Dataset excerpt ::

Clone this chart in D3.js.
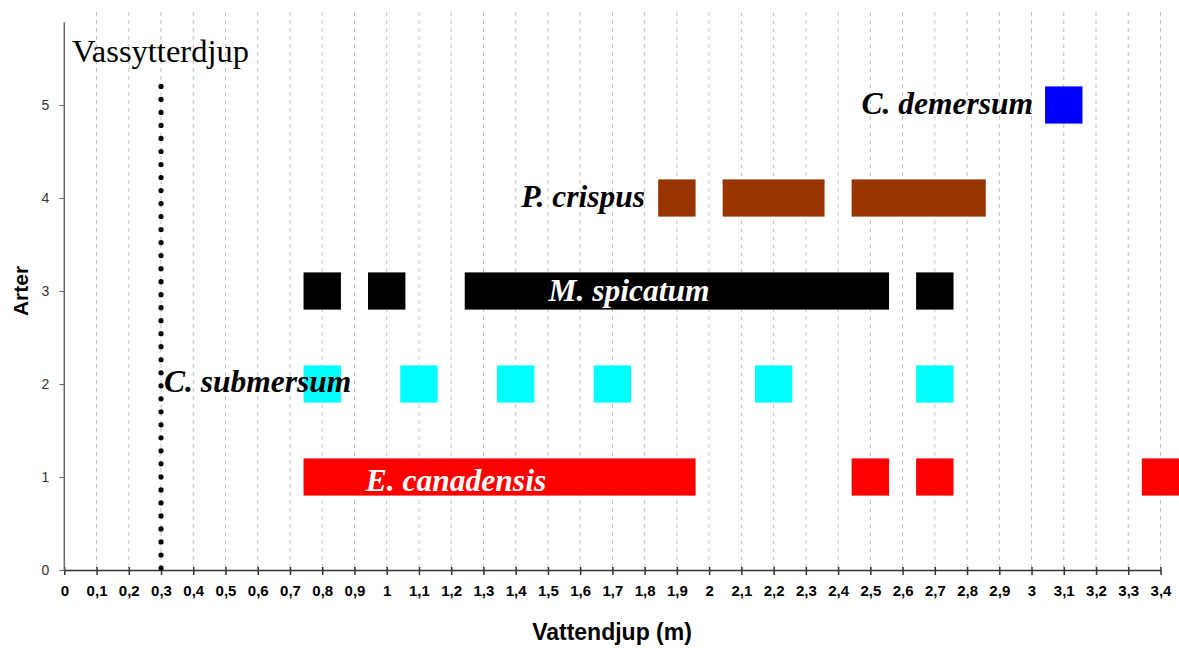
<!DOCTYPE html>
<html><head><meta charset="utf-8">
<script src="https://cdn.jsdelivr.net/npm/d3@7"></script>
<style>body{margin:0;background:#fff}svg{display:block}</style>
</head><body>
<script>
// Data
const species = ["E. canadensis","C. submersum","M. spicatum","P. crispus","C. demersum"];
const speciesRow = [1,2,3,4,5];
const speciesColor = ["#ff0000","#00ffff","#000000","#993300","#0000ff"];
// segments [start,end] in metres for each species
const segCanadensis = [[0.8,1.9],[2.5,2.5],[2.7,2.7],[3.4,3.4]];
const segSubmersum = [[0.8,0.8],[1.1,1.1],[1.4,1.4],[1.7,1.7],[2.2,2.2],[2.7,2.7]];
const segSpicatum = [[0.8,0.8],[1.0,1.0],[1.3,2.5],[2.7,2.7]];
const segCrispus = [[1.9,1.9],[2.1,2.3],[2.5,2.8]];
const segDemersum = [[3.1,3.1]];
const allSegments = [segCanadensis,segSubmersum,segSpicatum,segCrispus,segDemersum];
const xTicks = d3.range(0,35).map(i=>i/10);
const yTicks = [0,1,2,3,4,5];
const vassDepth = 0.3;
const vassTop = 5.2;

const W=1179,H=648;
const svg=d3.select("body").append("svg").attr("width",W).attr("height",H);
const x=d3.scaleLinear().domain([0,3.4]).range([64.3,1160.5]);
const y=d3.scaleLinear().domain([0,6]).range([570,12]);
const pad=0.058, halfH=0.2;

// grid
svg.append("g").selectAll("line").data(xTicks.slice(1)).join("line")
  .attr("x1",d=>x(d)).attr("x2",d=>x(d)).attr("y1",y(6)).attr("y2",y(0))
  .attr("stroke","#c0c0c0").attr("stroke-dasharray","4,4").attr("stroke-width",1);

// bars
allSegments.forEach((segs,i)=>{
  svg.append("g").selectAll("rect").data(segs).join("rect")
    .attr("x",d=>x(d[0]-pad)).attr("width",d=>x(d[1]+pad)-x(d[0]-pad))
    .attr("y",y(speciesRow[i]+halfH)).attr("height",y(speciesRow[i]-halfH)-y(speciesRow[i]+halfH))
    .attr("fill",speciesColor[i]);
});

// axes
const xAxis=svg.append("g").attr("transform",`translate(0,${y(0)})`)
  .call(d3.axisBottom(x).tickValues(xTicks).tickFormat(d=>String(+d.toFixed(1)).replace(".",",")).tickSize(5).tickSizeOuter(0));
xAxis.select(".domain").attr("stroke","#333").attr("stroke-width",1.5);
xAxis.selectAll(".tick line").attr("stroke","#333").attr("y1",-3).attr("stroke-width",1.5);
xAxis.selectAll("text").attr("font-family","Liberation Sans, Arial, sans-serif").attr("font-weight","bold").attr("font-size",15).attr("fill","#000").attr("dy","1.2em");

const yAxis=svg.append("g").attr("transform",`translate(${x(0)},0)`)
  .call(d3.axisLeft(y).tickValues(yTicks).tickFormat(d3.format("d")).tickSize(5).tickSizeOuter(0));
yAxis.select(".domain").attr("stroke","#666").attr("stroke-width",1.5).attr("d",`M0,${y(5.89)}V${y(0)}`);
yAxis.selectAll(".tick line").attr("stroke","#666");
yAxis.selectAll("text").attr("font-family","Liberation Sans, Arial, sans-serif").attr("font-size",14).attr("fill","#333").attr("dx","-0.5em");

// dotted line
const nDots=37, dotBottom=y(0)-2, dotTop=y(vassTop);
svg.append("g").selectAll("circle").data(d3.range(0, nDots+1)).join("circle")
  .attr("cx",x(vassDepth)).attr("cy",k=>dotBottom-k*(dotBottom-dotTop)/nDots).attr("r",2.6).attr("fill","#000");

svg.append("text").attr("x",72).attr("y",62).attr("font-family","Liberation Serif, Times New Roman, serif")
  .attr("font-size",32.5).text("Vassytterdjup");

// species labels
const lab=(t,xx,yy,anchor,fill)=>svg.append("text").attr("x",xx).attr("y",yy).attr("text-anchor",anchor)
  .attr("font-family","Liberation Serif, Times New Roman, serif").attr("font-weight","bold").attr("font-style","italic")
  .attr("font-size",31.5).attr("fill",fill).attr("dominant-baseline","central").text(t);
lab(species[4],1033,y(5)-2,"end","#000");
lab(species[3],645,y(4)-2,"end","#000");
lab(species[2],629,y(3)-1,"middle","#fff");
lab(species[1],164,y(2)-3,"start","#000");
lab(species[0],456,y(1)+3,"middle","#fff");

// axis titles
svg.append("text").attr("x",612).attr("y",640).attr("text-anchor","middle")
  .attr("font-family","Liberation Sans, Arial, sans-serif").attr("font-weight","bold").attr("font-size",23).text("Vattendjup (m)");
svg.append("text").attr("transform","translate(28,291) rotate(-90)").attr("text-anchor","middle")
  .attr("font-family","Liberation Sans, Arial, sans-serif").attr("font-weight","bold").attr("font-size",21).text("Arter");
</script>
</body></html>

Objective ::
Write out each line of the data exactly; the images should be left out.

Right answer ::
Clone this chart in D3.js.
<!DOCTYPE html>
<html><head><meta charset="utf-8">
<script src="https://cdn.jsdelivr.net/npm/d3@7"></script>
<style>body{margin:0;background:#fff}svg{display:block}</style>
</head><body>
<script>
// Data
const species = ["E. canadensis","C. submersum","M. spicatum","P. crispus","C. demersum"];
const speciesRow = [1,2,3,4,5];
const speciesColor = ["#ff0000","#00ffff","#000000","#993300","#0000ff"];
// segments [start,end] in metres for each species
const segCanadensis = [[0.8,1.9],[2.5,2.5],[2.7,2.7],[3.4,3.4]];
const segSubmersum = [[0.8,0.8],[1.1,1.1],[1.4,1.4],[1.7,1.7],[2.2,2.2],[2.7,2.7]];
const segSpicatum = [[0.8,0.8],[1.0,1.0],[1.3,2.5],[2.7,2.7]];
const segCrispus = [[1.9,1.9],[2.1,2.3],[2.5,2.8]];
const segDemersum = [[3.1,3.1]];
const allSegments = [segCanadensis,segSubmersum,segSpicatum,segCrispus,segDemersum];
const xTicks = d3.range(0,35).map(i=>i/10);
const yTicks = [0,1,2,3,4,5];
const vassDepth = 0.3;
const vassTop = 5.2;

const W=1179,H=648;
const svg=d3.select("body").append("svg").attr("width",W).attr("height",H);
const x=d3.scaleLinear().domain([0,3.4]).range([64.3,1160.5]);
const y=d3.scaleLinear().domain([0,6]).range([570,12]);
const pad=0.058, halfH=0.2;

// grid
svg.append("g").selectAll("line").data(xTicks.slice(1)).join("line")
  .attr("x1",d=>x(d)).attr("x2",d=>x(d)).attr("y1",y(6)).attr("y2",y(0))
  .attr("stroke","#c0c0c0").attr("stroke-dasharray","4,4").attr("stroke-width",1);

// bars
allSegments.forEach((segs,i)=>{
  svg.append("g").selectAll("rect").data(segs).join("rect")
    .attr("x",d=>x(d[0]-pad)).attr("width",d=>x(d[1]+pad)-x(d[0]-pad))
    .attr("y",y(speciesRow[i]+halfH)).attr("height",y(speciesRow[i]-halfH)-y(speciesRow[i]+halfH))
    .attr("fill",speciesColor[i]);
});

// axes
const xAxis=svg.append("g").attr("transform",`translate(0,${y(0)})`)
  .call(d3.axisBottom(x).tickValues(xTicks).tickFormat(d=>String(+d.toFixed(1)).replace(".",",")).tickSize(5).tickSizeOuter(0));
xAxis.select(".domain").attr("stroke","#333").attr("stroke-width",1.5);
xAxis.selectAll(".tick line").attr("stroke","#333").attr("y1",-3).attr("stroke-width",1.5);
xAxis.selectAll("text").attr("font-family","Liberation Sans, Arial, sans-serif").attr("font-weight","bold").attr("font-size",15).attr("fill","#000").attr("dy","1.2em");

const yAxis=svg.append("g").attr("transform",`translate(${x(0)},0)`)
  .call(d3.axisLeft(y).tickValues(yTicks).tickFormat(d3.format("d")).tickSize(5).tickSizeOuter(0));
yAxis.select(".domain").attr("stroke","#666").attr("stroke-width",1.5).attr("d",`M0,${y(5.89)}V${y(0)}`);
yAxis.selectAll(".tick line").attr("stroke","#666");
yAxis.selectAll("text").attr("font-family","Liberation Sans, Arial, sans-serif").attr("font-size",14).attr("fill","#333").attr("dx","-0.5em");

// dotted line
const nDots=37, dotBottom=y(0)-2, dotTop=y(vassTop);
svg.append("g").selectAll("circle").data(d3.range(0, nDots+1)).join("circle")
  .attr("cx",x(vassDepth)).attr("cy",k=>dotBottom-k*(dotBottom-dotTop)/nDots).attr("r",2.6).attr("fill","#000");

svg.append("text").attr("x",72).attr("y",62).attr("font-family","Liberation Serif, Times New Roman, serif")
  .attr("font-size",32.5).text("Vassytterdjup");

// species labels
const lab=(t,xx,yy,anchor,fill)=>svg.append("text").attr("x",xx).attr("y",yy).attr("text-anchor",anchor)
  .attr("font-family","Liberation Serif, Times New Roman, serif").attr("font-weight","bold").attr("font-style","italic")
  .attr("font-size",31.5).attr("fill",fill).attr("dominant-baseline","central").text(t);
lab(species[4],1033,y(5)-2,"end","#000");
lab(species[3],645,y(4)-2,"end","#000");
lab(species[2],629,y(3)-1,"middle","#fff");
lab(species[1],164,y(2)-3,"start","#000");
lab(species[0],456,y(1)+3,"middle","#fff");

// axis titles
svg.append("text").attr("x",612).attr("y",640).attr("text-anchor","middle")
  .attr("font-family","Liberation Sans, Arial, sans-serif").attr("font-weight","bold").attr("font-size",23).text("Vattendjup (m)");
svg.append("text").attr("transform","translate(28,291) rotate(-90)").attr("text-anchor","middle")
  .attr("font-family","Liberation Sans, Arial, sans-serif").attr("font-weight","bold").attr("font-size",21).text("Arter");
</script>
</body></html>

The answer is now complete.